Definition and Features

The current ratio is defined as:

Current Assets divided by Current Liabilities.

Key features include:

  • Liquidity Indicator: measures immediate capacity to settle obligations due within the year.
  • Simplicity: easy to calculate directly from the Statement of Financial Position (Balance Sheet).
  • Benchmark Use: a ratio above 1.0 indicates more assets than liabilities; 1.5 3.0 is often considered strong.
  • Context Dependence: service-delivery nonprofits with steady cash inflows can operate with lower ratios, while grant-funded organizations often need higher buffers.

How This Works in Practice

A nonprofit with $2 million in current assets and $1.2 million in current liabilities has a current ratio of 1.67. This suggests it can comfortably cover its bills due in the next 12 months. Finance committees often monitor this quarterly, especially before approving major new commitments.
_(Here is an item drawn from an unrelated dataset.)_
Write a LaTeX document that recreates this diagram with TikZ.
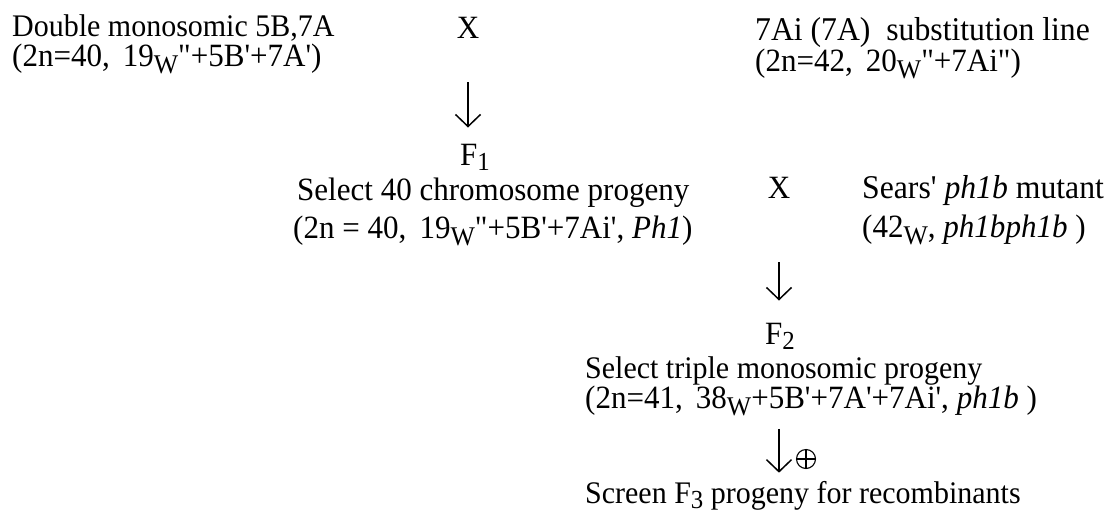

For example, a health NGO operating across multiple countries may review its current ratio before signing a new office lease or expanding a program, ensuring it wont strain liquidity if donor disbursements arrive late. A declining current ratio could trigger leadership to slow spending, accelerate receivables, or seek bridge financing.
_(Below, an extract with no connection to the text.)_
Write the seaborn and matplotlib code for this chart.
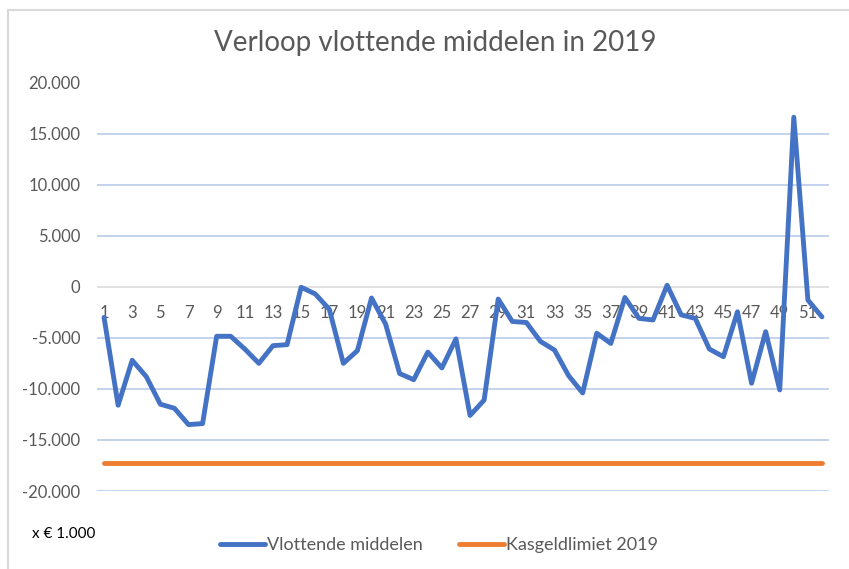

Implications for Social Innovation

In social innovation and international development, the current ratio signals resilience. Many nonprofits manage multi-donor portfolios with varied disbursement schedules. A strong current ratio reassures boards and donors that the organization can navigate delayed reimbursements, foreign exchange shocks, or sudden field-level expenses without jeopardizing operations. It also strengthens credibility with partners, making funders more likely to trust the organization with larger or riskier projects. By actively managing this ratio, nonprofits not only protect day-to-day continuity but also position themselves to scale, innovate, and pursue systemic change with confidence.